I recently returned from a weeklong trip to Iowa where I celebrated with every other political enthusiast the return of the Iowa Caucus. It’s a phenomenon that occurs every four years and brings presidents, ambassadors, senators, and future leaders of our country to a state that’s primarily known for corn and Kevin Costner’s Field of Dreams.
Back in November, I explained what happened in that last 50-60-day window in Iowa as the state, campaigns, operatives, and news outlets prepared for the Iowa Caucus. But has anyone said why Iowa? To most, it’s a state that doesn’t have much to offer, but like so many things in life – and in the communications realm, what often seems unassuming can be the most daunting.
That’s why I believe the Iowa Caucus highlights the need for preparedness in communications.
Let’s be honest: Iowa seems to be filled with more corn and pigs than people. However, it’s Iowa’s unassuming nature that reveals a more intricate system that often trips up even the best politicians, breaking their campaign before it even began.
While Iowa may not be racially diverse, it is diverse in many other ways. The state is home to a number of different industries outside of agriculture, including food security, manufacturing, renewable energy, and insurance. These industries can be identified in the state geographically. The state, while spread out, is also diverse from a religious standpoint with the state split with a more predominant Catholic voting base living on the eastern side of the state, while protestants and evangelicals live on the western side, towards Nebraska. More so, it’s home to a voting base that is diverse in its education with big 10 schools calling the state home, and issues of immigration and border security are also important due to its proximity to factory and farm work – which rely on seasonal workers.

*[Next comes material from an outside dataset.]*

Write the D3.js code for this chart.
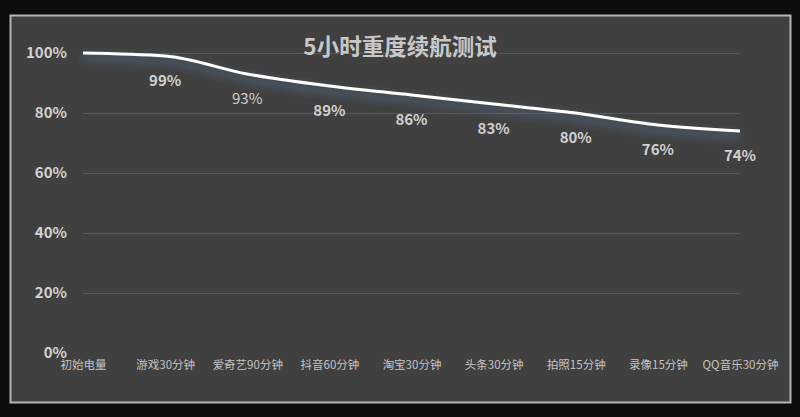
<!DOCTYPE html>
<html><head><meta charset="utf-8">
<script src="https://cdn.jsdelivr.net/npm/d3@7"></script>
<style>
html,body{margin:0;padding:0;background:#0c0c0c;}
svg{display:block;}
text{font-family:"Noto Sans CJK SC","Noto Sans",sans-serif;}
</style></head>
<body>
<svg id="chart" width="800" height="417"></svg>
<script>
const categories = ["初始电量","游戏30分钟","爱奇艺90分钟","抖音60分钟","淘宝30分钟","头条30分钟","拍照15分钟","录像15分钟","QQ音乐30分钟"];
const values = [100, 99, 93, 89, 86, 83, 80, 76, 74];
const labelShown = [false, true, true, true, true, true, true, true, true];
const yTicks = [0, 20, 40, 60, 80, 100];
const title = "5小时重度续航测试";

const svg = d3.select("#chart");
svg.append("rect").attr("x",0).attr("y",0).attr("width",800).attr("height",417).attr("fill","#0c0c0c");
svg.append("rect").attr("x",10.5).attr("y",15.5).attr("width",780).attr("height",387)
  .attr("fill","#404040").attr("stroke","#b4b4b4").attr("stroke-width",2);

const x = d3.scalePoint().domain(categories).range([83, 740]);
const y = d3.scaleLinear().domain([0,100]).range([353, 53]);

const defs = svg.append("defs");
const f = defs.append("filter").attr("id","glow").attr("x","-10%").attr("y","-60%").attr("width","120%").attr("height","220%");
f.append("feDropShadow").attr("dx",0).attr("dy",5).attr("stdDeviation",5).attr("flood-color","#5682ac").attr("flood-opacity",0.9);

// gridlines
svg.append("g").selectAll("line").data(yTicks.filter(d=>d>0)).join("line")
  .attr("x1",83).attr("x2",740).attr("y1",d=>y(d)+0.5).attr("y2",d=>y(d)+0.5)
  .attr("stroke","#585858").attr("stroke-width",1);

// y axis
const yAxis = d3.axisLeft(y).tickValues(yTicks).tickFormat(d=>d+"%").tickSize(0).tickPadding(16);
const ya = svg.append("g").attr("transform","translate(83,0)").call(yAxis);
ya.select(".domain").remove();
ya.selectAll("text").attr("fill","#d2d2d2").attr("font-size",15).attr("font-weight","bold");

// x axis
const xAxis = d3.axisBottom(x).tickSize(0).tickPadding(4);
const xa = svg.append("g").attr("transform","translate(0,357)").call(xAxis);
xa.select(".domain").remove();
xa.selectAll("text").attr("fill","#c4c4c4").attr("font-size",11.5);

// title
svg.append("text").attr("x",400).attr("y",55).attr("text-anchor","middle")
  .attr("fill","#c8c8c8").attr("font-size",22.5).attr("font-weight","bold").text(title);

// line
const line = d3.line().x((d,i)=>x(categories[i])).y(d=>y(d)).curve(d3.curveMonotoneX);
svg.append("path").datum(values).attr("d",line).attr("fill","none")
  .attr("stroke","#ffffff").attr("stroke-width",3).attr("filter","url(#glow)");

// labels
svg.append("g").selectAll("text").data(values.map((v,i)=>({v,i})).filter(d=>labelShown[d.i])).join("text")
  .attr("x",d=>x(categories[d.i])).attr("y",d=>y(d.v)+30)
  .attr("text-anchor","middle").attr("fill","#d0d0d0").attr("font-size",15)
  .attr("font-weight",d=>d.v===93?"normal":"bold").text(d=>d.v+"%");
</script>
</body></html>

Home of the first in the nation caucus since the 1960s, Iowa has also developed a reputation for being aggressive in its vetting of these candidates – which means they must be well-versed in issues as it relates to the state and offer solutions to a number of issues ranging from fixing the immigration crisis to water rights, eminent domain laws and USDA regulations, to China trade manipulation and the future of renewables in our country. Due to the intricacies of the issues at hand, the broad scope they can range in, and an electorate that is well-knowledgeable, it can be a minefield for presidential candidates – with one wrong answer tanking a candidate.
Moreso, the state’s spread out and its highly engaged voting bloc requires candidates to engage heavily in retail politics. While it means there’s less of a reliance on advertising (which can be expensive), it does require an extensive ground team that can organize events, town halls, meet and greets, and more in towns like Atlantic which boast a few thousand in population to Cedar Rapids. Furthermore, these voters expect candidates to come back multiple times, make their case, while voters don’t actually make a decision until Caucus Day.
The diversity and time commitment a state like Iowa requires of candidates can be daunting, and puts them through a rigorous test to see if they can last the distance – it’s also Iowa’s best case for why it remains first in the nation.
In the same breath, Iowa’s rigorous test of candidates is a reminder that every organization that relies on communication must be prepared to engage in a proactive movement if they hope to sell their message effectively. Not only must you be prepared from a financial standpoint, but your company must be prepared to answer questions on the finite details of your plan, anticipate pushback or concerns from your target audience, and be prepared to engage with these audiences on multiple fronts, over multiple interactions, to gain their attention and support.
So whether your company is ready to launch a product or initiative or a candidate running for office, take a lesson or two from the presidential candidates in Iowa. Those who succeed with a ticket out of the state to New Hampshire are a prime example of the work, dedication, skill, and preparedness needed to effectively run any campaign.